Appearing on Channels Television’s Inside Sources with Laolu Akande, Bright argued that the advice to suspend tariffs on food imports was flawed, as it failed to address the core issues contributing to rising inflation. He specifically pointed to the surging costs of diesel and petrol—key components in transporting food across the country—as the primary drivers behind the soaring prices of commodities.
“I don’t think it happened. The person who advised the government to do that is clueless,” Bright remarked. “If you understand what is happening, you wouldn’t give such advice.” He explained that even with imports coming into Lagos, the need to transport goods across the country would add substantial costs, ultimately hurting local agriculture and failing to reduce inflation.

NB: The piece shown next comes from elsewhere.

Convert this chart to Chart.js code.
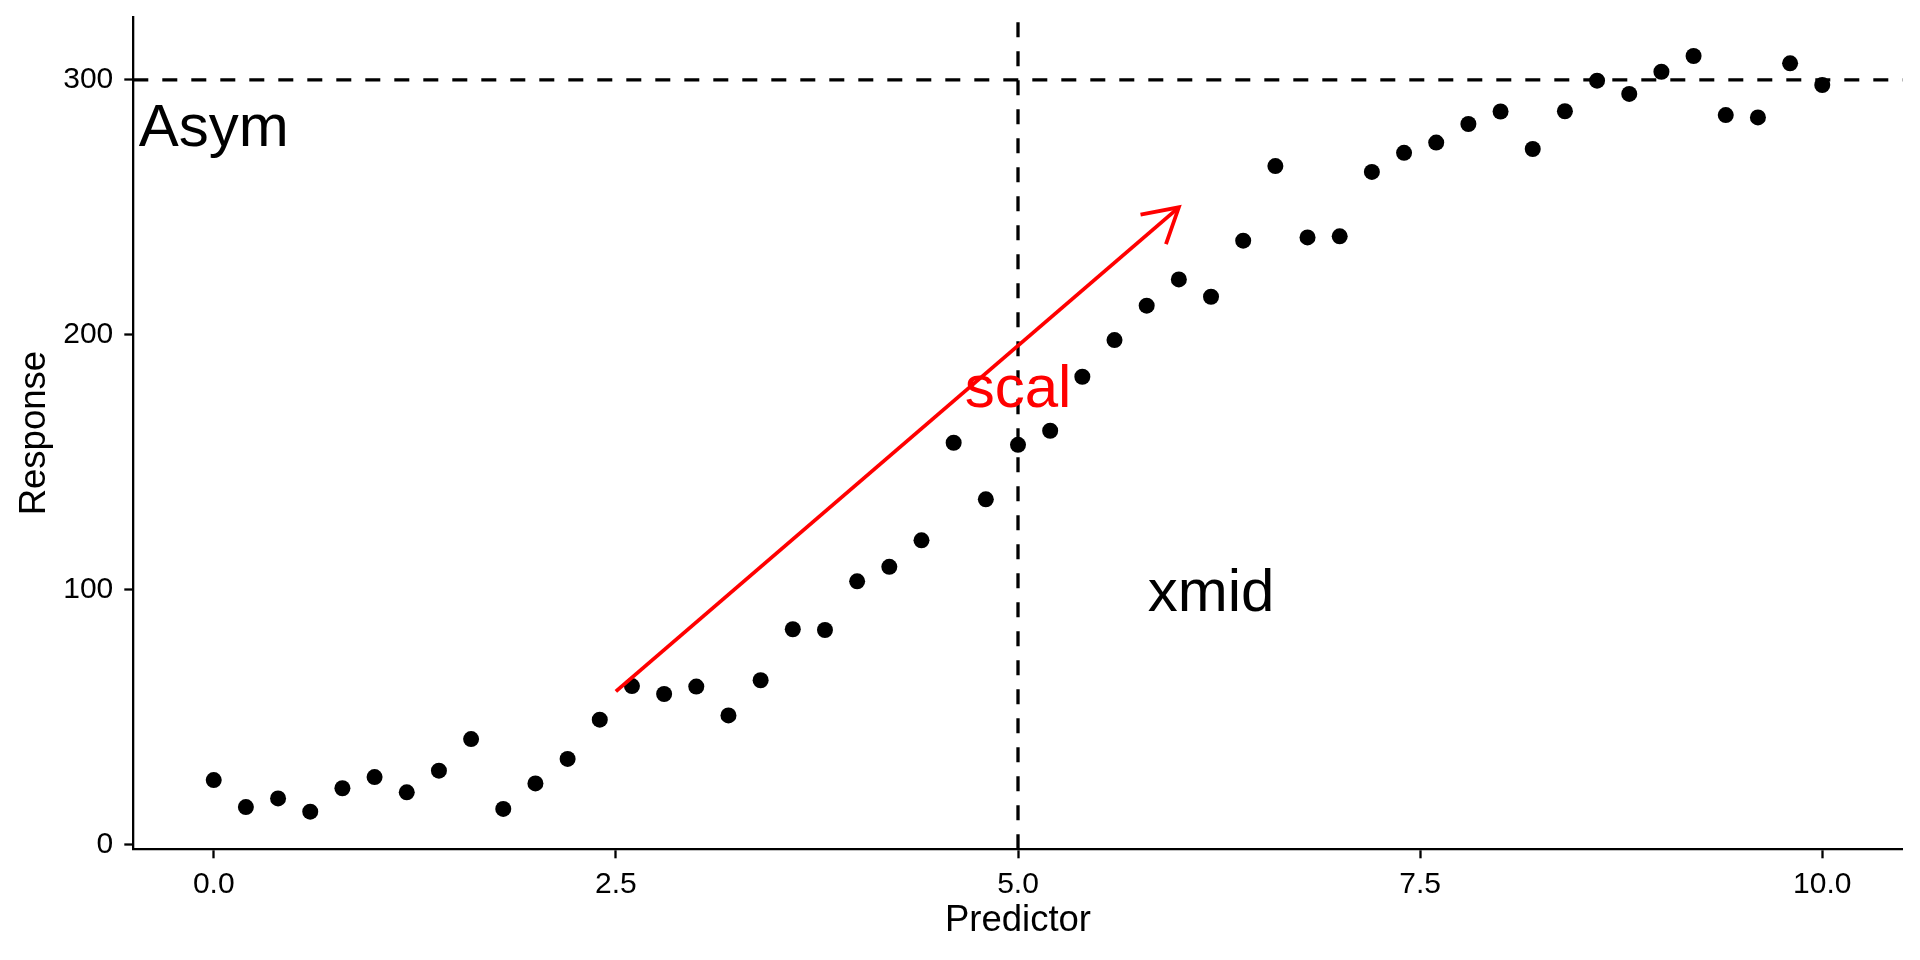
<!DOCTYPE html>
<html>
<head>
<meta charset="utf-8">
<script src="https://cdn.jsdelivr.net/npm/chart.js@4.4.1/dist/chart.umd.min.js"></script>
<style>
  html, body { margin: 0; padding: 0; background: #ffffff; }
  #c { display: block; }
</style>
</head>
<body>
<canvas id="c" width="1920" height="960"></canvas>
<script>
// ---- data ----
const predictor = [0.0, 0.2, 0.4, 0.6, 0.8, 1.0, 1.2, 1.4, 1.6, 1.8,
                   2.0, 2.2, 2.4, 2.6, 2.8, 3.0, 3.2, 3.4, 3.6, 3.8,
                   4.0, 4.2, 4.4, 4.6, 4.8, 5.0, 5.2, 5.4, 5.6, 5.8,
                   6.0, 6.2, 6.4, 6.6, 6.8, 7.0, 7.2, 7.4, 7.6, 7.8,
                   8.0, 8.2, 8.4, 8.6, 8.8, 9.0, 9.2, 9.4, 9.6, 9.8, 10.0];
const response = [25.2, 14.6, 18.0, 12.8, 22.0, 26.4, 20.4, 28.9, 41.3, 13.9,
                  23.9, 33.5, 48.9, 62.1, 59.0, 61.9, 50.6, 64.4, 84.4, 84.1,
                  103.2, 108.9, 119.3, 157.6, 135.4, 156.8, 162.3, 183.5, 197.9, 211.4,
                  221.7, 214.9, 236.9, 266.2, 238.2, 238.6, 263.9, 271.4, 275.4, 282.7,
                  287.6, 272.9, 287.7, 299.7, 294.5, 303.2, 309.4, 286.2, 285.3, 306.5, 298.0];
const xTicks = [0, 2.5, 5, 7.5, 10];
const yTicks = [0, 100, 200, 300];
const xLimits = [-0.5, 10.5];
const yLimits = [-1.96, 324.7];
const asym = 300;          // horizontal reference
const xmid = 5;            // vertical reference
const arrowFrom = [2.5, 60];
const arrowTo = [6.0, 250];
const annotLabels = ['Asym', 'xmid', 'scal'];
const annotX = [0, 6.2, 5.0];
const annotY = [274.2, 91.6, 171.5];
const annotColors = ['#000000', '#000000', '#FF0000'];

const FONT = "'Liberation Sans', Arial, Helvetica, sans-serif";

const points = predictor.map((x, i) => ({ x: x, y: response[i] }));

const annotPlugin = {
  id: 'annot',
  afterDatasetsDraw(chart) {
    const { ctx } = chart;
    const xs = chart.scales.x, ys = chart.scales.y;
    // arrowhead (open)
    const x0 = xs.getPixelForValue(arrowFrom[0]), y0 = ys.getPixelForValue(arrowFrom[1]);
    const x1 = xs.getPixelForValue(arrowTo[0]), y1 = ys.getPixelForValue(arrowTo[1]);
    const ang = Math.atan2(y1 - y0, x1 - x0);
    const L = 39, a = Math.PI / 6;
    ctx.save();
    ctx.strokeStyle = '#FF0000';
    ctx.lineWidth = 3.8;
    ctx.lineCap = 'butt';
    ctx.lineJoin = 'miter';
    ctx.beginPath();
    ctx.moveTo(x1 - L * Math.cos(ang - a), y1 - L * Math.sin(ang - a));
    ctx.lineTo(x1, y1);
    ctx.lineTo(x1 - L * Math.cos(ang + a), y1 - L * Math.sin(ang + a));
    ctx.stroke();
    // text annotations
    ctx.font = '60px ' + FONT;
    ctx.textAlign = 'center';
    ctx.textBaseline = 'alphabetic';
    annotLabels.forEach((t, i) => {
      ctx.fillStyle = annotColors[i];
      ctx.fillText(t, xs.getPixelForValue(annotX[i]), ys.getPixelForValue(annotY[i]));
    });
    ctx.restore();
  }
};

new Chart(document.getElementById('c'), {
  type: 'scatter',
  data: {
    datasets: [
      {
        label: 'scal arrow',
        data: [{ x: arrowFrom[0], y: arrowFrom[1] }, { x: arrowTo[0], y: arrowTo[1] }],
        showLine: true,
        borderColor: '#FF0000',
        borderWidth: 3.8,
        pointRadius: 0,
        borderCapStyle: 'butt',
        order: 0
      },
      {
        label: 'data',
        data: points,
        backgroundColor: '#000000',
        borderWidth: 0,
        pointRadius: 8,
        pointHoverRadius: 8,
        order: 1
      },
      {
        label: 'Asym',
        data: [{ x: xLimits[0], y: asym }, { x: xLimits[1], y: asym }],
        showLine: true,
        borderColor: '#000000',
        borderWidth: 3.3,
        borderDash: [15, 14],
        pointRadius: 0,
        borderCapStyle: 'butt',
        order: 2
      },
      {
        label: 'xmid',
        data: [{ x: xmid, y: yLimits[0] }, { x: xmid, y: yLimits[1] }],
        showLine: true,
        borderColor: '#000000',
        borderWidth: 3.3,
        borderDash: [15, 14],
        pointRadius: 0,
        borderCapStyle: 'butt',
        order: 2
      }
    ]
  },
  options: {
    responsive: false,
    animation: false,
    devicePixelRatio: 1,
    layout: { padding: { left: 0, right: 17.3, top: 17, bottom: 0 } },
    plugins: {
      legend: { display: false },
      tooltip: { enabled: false }
    },
    scales: {
      x: {
        type: 'linear',
        min: xLimits[0],
        max: xLimits[1],
        afterBuildTicks: (s) => { s.ticks = xTicks.map(v => ({ value: v })); },
        afterFit: (s) => { s.height = 110.7; s.paddingLeft = 0; s.paddingRight = 0; },
        border: { display: true, color: '#000000', width: 2.3 },
        grid: { display: true, drawOnChartArea: false, drawTicks: true, tickLength: 9, tickColor: '#000000', tickWidth: 2.3 },
        ticks: {
          padding: 8,
          color: '#000000',
          font: { family: FONT, size: 30 },
          maxRotation: 0,
          callback: (v) => Number(v).toFixed(1)
        },
        title: {
          display: true,
          text: 'Predictor',
          color: '#000000',
          font: { family: FONT, size: 36.5 },
          padding: { top: 0, bottom: 16.7 }
        }
      },
      y: {
        type: 'linear',
        min: yLimits[0],
        max: yLimits[1],
        afterBuildTicks: (s) => { s.ticks = yTicks.map(v => ({ value: v })); },
        afterFit: (s) => { s.width = 133.3; s.paddingTop = 0; s.paddingBottom = 0; },
        border: { display: true, color: '#000000', width: 2.3 },
        grid: { display: true, drawOnChartArea: false, drawTicks: true, tickLength: 9, tickColor: '#000000', tickWidth: 2.3 },
        ticks: {
          padding: 11,
          color: '#000000',
          font: { family: FONT, size: 30 },
          callback: (v) => String(v)
        },
        title: {
          display: true,
          text: 'Response',
          color: '#000000',
          font: { family: FONT, size: 36.5 },
          padding: { top: 12.9, bottom: 0 }
        }
      }
    }
  },
  plugins: [annotPlugin]
});
</script>
</body>
</html>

Nigeria’s inflation rate has surged under President Tinubu’s administration, with food inflation reaching a staggering 39.93% in November 2024, up from 32.84% a year earlier. Analysts attribute this to the twin policies of the petrol subsidy removal and the unification of the country’s foreign exchange rates, both of which have driven up costs, particularly in the food sector. Prices for staples like rice, frozen chicken, and eggs have skyrocketed, pushing Nigerians to face the most significant cost-of-living crisis in decades.

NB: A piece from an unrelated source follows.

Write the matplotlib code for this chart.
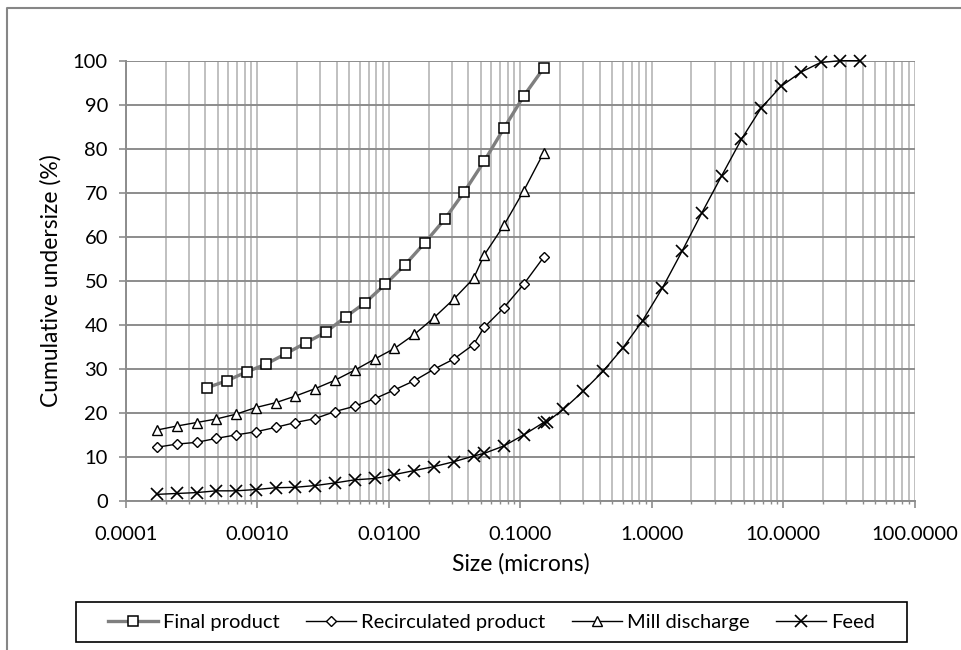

The Tinubu administration introduced the suspension of customs duties on food imports in July 2024, hoping to ease food inflation. However, bureaucratic delays have prevented the policy from being fully implemented, making little impact on the situation.
Bright, who served as Buhari’s agriculture adviser from 2015 to 2023, further emphasized that government interference in the agricultural sector has not helped alleviate the inflation problem. He stated that farmers are struggling to meet production targets due to high input costs and that the private sector should be given more room to drive agricultural growth. “Farmers won’t need government intervention if the right environment is set for them to make a decent profit,” he explained.
While President Tinubu’s administration has also touted plans to increase mechanized farming in Nigeria, including the arrival of over 2,000 tractors, Bright contended that simply providing tractors would not resolve the country’s food shortages. Instead, he advocated for the use of local labor, arguing that over 80% of Nigerian farmers are engaged in subsistence farming. By investing in local labor and ensuring farmers have the right tools and support, Bright believes Nigeria can improve its agricultural productivity and alleviate some of the economic strain on the population.
Ultimately, Bright’s remarks highlight the ongoing challenges facing Nigeria’s agricultural sector, particularly in light of misguided policies and rising operational costs that continue to exacerbate inflation and food insecurity.